Ambulance is a near-constant adrenaline rush, but the tension is cut with comic relief that crops up at seemingly random points throughout the film. Some of the bits are real groaners pulled from the usual Bay Comedy Grab-Bag: People yelling on the phone; broad ethnic stereotypes; bickering couples; conventionally unattractive people talking about sex. But, there are a few genuinely good jokes in the movie, and one bit shared between Gyllenhaal and Abdul-Mateen that had me full-on howling. Sometimes it seems as if Bay is lampooning his own stylistic signatures, like when he whirls the camera dramatically around two nerdy doctors on a golf course as they try to walk Cam through a complicated surgery. But, then, the camera is always whirling dramatically.

Some of the levity in Ambulance comes from simple notes of “guys being dudes” energy. If Ambulance is about anything, it’s about the bond between brothers Will and Danny, and while it’s not the richest relationship in cinematic history, it is occasionally very cute. Like so many siblings, these two adult men tend to regress into childhood in each others’ presence. There’s also a second important male friendship between boyish rookie cop Zach (Jackson White, The Space Between) and his partner Mark (Cedric Sanders, Future Man) that is less prominent but more intense. There are very few female characters and they never interact, but Bay’s characteristic ogling gaze is absent. Cam gets the same kind badass hero shots as Will and Danny, and neither the camera nor the characters are ever leering. Hollywood in general may have overcorrected from its former hypersexuality, but Bay is one filmmaker who really needed to Cut It Out and he’s better off having done so. 

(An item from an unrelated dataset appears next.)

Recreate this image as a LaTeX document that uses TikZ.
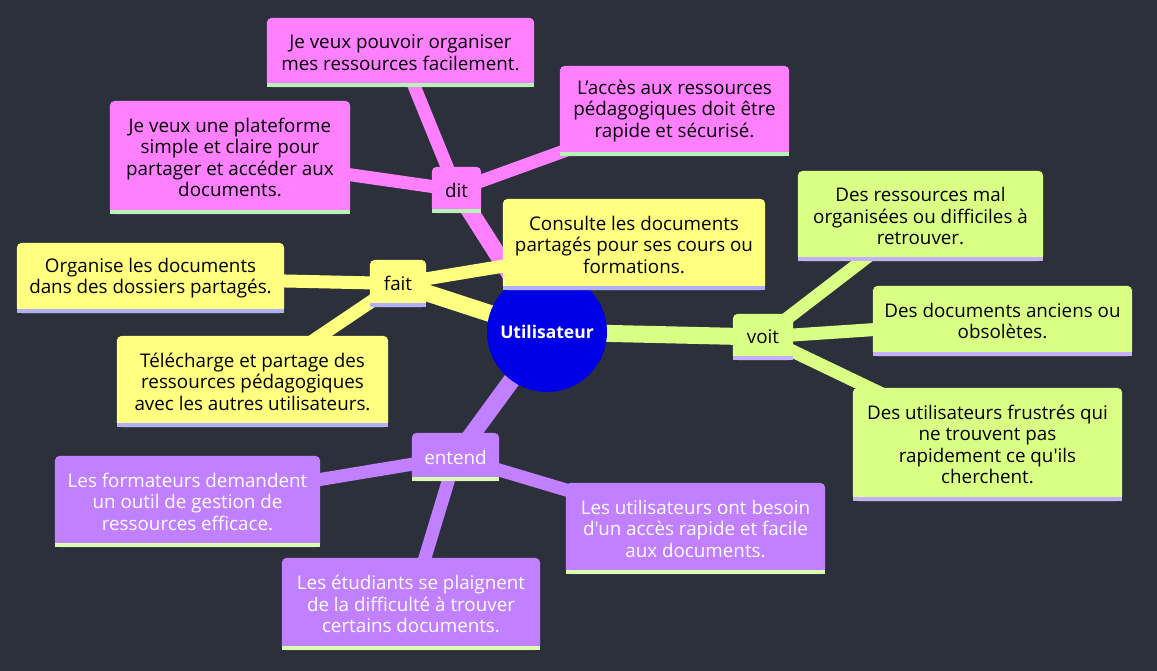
\documentclass[tikz,border=0pt]{standalone}
\usepackage{fontspec}
\setmainfont{Open Sans}[Ligatures=TeXOff]
\usetikzlibrary{calc}
\pgfdeclarelayer{bgl}
\pgfdeclarelayer{edges}
\pgfdeclarelayer{boxbg}
\pgfsetlayers{bgl,edges,boxbg,main}
\definecolor{bgc}{HTML}{2B303B}
\definecolor{rootc}{HTML}{0000E6}
\definecolor{pinkc}{HTML}{FF80FF}
\definecolor{pinkbar}{HTML}{B5F5B5}
\definecolor{yelc}{HTML}{FFFF80}
\definecolor{yelbar}{HTML}{B0B0FF}
\definecolor{grnc}{HTML}{DAFF85}
\definecolor{grnbar}{HTML}{C4B0FF}
\definecolor{purc}{HTML}{C080FF}
\definecolor{purbar}{HTML}{D8FFB0}
\tikzset{
  box/.style={inner sep=0pt, align=center, font=\fontsize{18.8}{21.5}\selectfont},
  edgeone/.style={line width=17pt},
  edgetwo/.style={line width=13pt},
}
% name, position, width, height, fill, bar, text colour, text
\newcommand\mmnode[8]{%
  \node[box, minimum width=#3pt, minimum height=#4pt, text=#7] (#1) at (#2) {#8};
  \begin{pgfonlayer}{boxbg}
    \fill[#5, rounded corners=5pt] (#1.south west) rectangle (#1.north east);
    \fill[#5] (#1.south west) rectangle (#1.east);
    \fill[#6] (#1.south west) rectangle ($(#1.south east)+(0,-4)$);
  \end{pgfonlayer}
}
\begin{document}
\begin{tikzpicture}[x=1pt, y=-1pt]
\begin{pgfonlayer}{bgl}
  \fill[bgc] (0,0) rectangle (1157,671);
\end{pgfonlayer}
\useasboundingbox (0,0) rectangle (1157,671);

% root
\node[circle, minimum size=120pt, inner sep=0pt, text=white, font=\bfseries\fontsize{17.5}{21}\selectfont] (root) at (547,332) {Utilisateur};
\begin{pgfonlayer}{boxbg}
  \fill[rootc] (root.center) circle (60pt);
\end{pgfonlayer}

% categories
\mmnode{dit}{456.5,190}{49}{46}{pinkc}{pinkbar}{black}{dit}
\mmnode{fait}{398,283.5}{56}{47}{yelc}{yelbar}{black}{fait}
\mmnode{voit}{763,337}{60}{46}{grnc}{grnbar}{black}{voit}
\mmnode{entend}{455.5,457}{87}{48}{purc}{purbar}{white}{entend}

% dit leaves
\mmnode{d1}{400.5,52.5}{267}{69}{pinkc}{pinkbar}{black}{Je veux pouvoir organiser\\mes ressources facilement.}
\mmnode{d2}{674.5,111}{229}{90}{pinkc}{pinkbar}{black}{L’accès aux ressources\\pédagogiques doit être\\rapide et sécurisé.}
\mmnode{d3}{230,157.5}{240}{113}{pinkc}{pinkbar}{black}{Je veux une plateforme\\simple et claire pour\\partager et accéder aux\\documents.}

% fait leaves
\mmnode{f1}{634,244.5}{262}{91}{yelc}{yelbar}{black}{Consulte les documents\\partagés pour ses cours ou\\formations.}
\mmnode{f2}{150.5,278}{267}{70}{yelc}{yelbar}{black}{Organise les documents\\dans des dossiers partagés.}
\mmnode{f3}{252.5,381.5}{271}{91}{yelc}{yelbar}{black}{Télécharge et partage des\\ressources pédagogiques\\avec les autres utilisateurs.}

% voit leaves
\mmnode{v1}{920.5,216}{245}{90}{grnc}{grnbar}{black}{Des ressources mal\\organisées ou difficiles à\\retrouver.}
\mmnode{v2}{1002.5,321}{259}{70}{grnc}{grnbar}{black}{Des documents anciens ou\\obsolètes.}
\mmnode{v3}{987.5,444.5}{269}{113}{grnc}{grnbar}{black}{Des utilisateurs frustrés qui\\ne trouvent pas\\rapidement ce qu'ils\\cherchent.}

% entend leaves
\mmnode{e1}{187.5,501.5}{265}{91}{purc}{purbar}{white}{Les formateurs demandent\\un outil de gestion de\\ressources efficace.}
\mmnode{e2}{695.5,528.5}{259}{91}{purc}{purbar}{white}{Les utilisateurs ont besoin\\d'un accès rapide et facile\\aux documents.}
\mmnode{e3}{411,604}{258}{92}{purc}{purbar}{white}{Les étudiants se plaignent\\de la difficulté à trouver\\certains documents.}

% edges
\begin{pgfonlayer}{edges}
  \draw[edgeone, pinkc] (root.center) -- (dit.center);
  \draw[edgeone, yelc] (root.center) -- (fait.center);
  \draw[edgeone, grnc] (root.center) -- (voit.center);
  \draw[edgeone, purc] (root.center) -- (entend.center);
  \draw[edgetwo, pinkc] (dit.center) -- (d1.center);
  \draw[edgetwo, pinkc] (dit.center) -- (d2.center);
  \draw[edgetwo, pinkc] (dit.center) -- (d3.center);
  \draw[edgetwo, yelc] (fait.center) -- (f1.center);
  \draw[edgetwo, yelc] (fait.center) -- (f2.center);
  \draw[edgetwo, yelc] (fait.center) -- (f3.center);
  \draw[edgetwo, grnc] (voit.center) -- (v1.center);
  \draw[edgetwo, grnc] (voit.center) -- (v2.center);
  \draw[edgetwo, grnc] (voit.center) -- (v3.center);
  \draw[edgetwo, purc] (entend.center) -- (e1.center);
  \draw[edgetwo, purc] (entend.center) -- (e2.center);
  \draw[edgetwo, purc] (entend.center) -- (e3.center);
\end{pgfonlayer}
\end{tikzpicture}
\end{document}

That said, I certainly don’t think Bay’s politics are getting any better. Michael Bay is one of those filmmakers who insists that he’s apolitical, but it’s more like he frames the status quo as politically neutral, which is really a conservative position. Will Sharp is forced into committing a crime by a lack of social safety net and the movie is always on his side about it, but it’s never really against the conditions that caused his situation. Our protagonists are on the run from the law, but the cops are still painted as noble and heroic. The police are trying to keep the hostages alive and the Sharps don’t want to kill anyone if they don’t have to, so when the story needs a threat that’s not so gunshy, that’s when a Mexican-American crime family comes into play. I personally don’t read a lot of malice in it, but your mileage may vary. It feels to me more like Bay and/or screenwriter Chris Fedak reached a point in the story and said, “It’s LA and we need some gangsters, so, Mexicans, right?” and then just moved on without really thinking about the optics.

In general, I find Ambulance to be a lot less mean than most of Bay’s films. The characters are thin, but they’re also likable and that’s a rarity in a Bay picture. It’s missing the sour taste of misanthropy that often spoils the Bayhem broth. I walked out of Ambulance thinking “this was a better-than-average average Michael Bay movie,” but looking back at his filmography after the fact, I’m starting to think this might be one of the best Michael Bay movies. And that’s really the measuring stick you have to use here. There are good movies, there are bad movies, and then there are Michael Bay movies, which are way the fuck over there in a different pile. If Bay has never been your thing, Ambulance is unlikely to change your mind. But if you like “more is more” action filmmaking, big loud gunfights, and ten-car pileups, then put the siren on and head out to see this as fast as possible.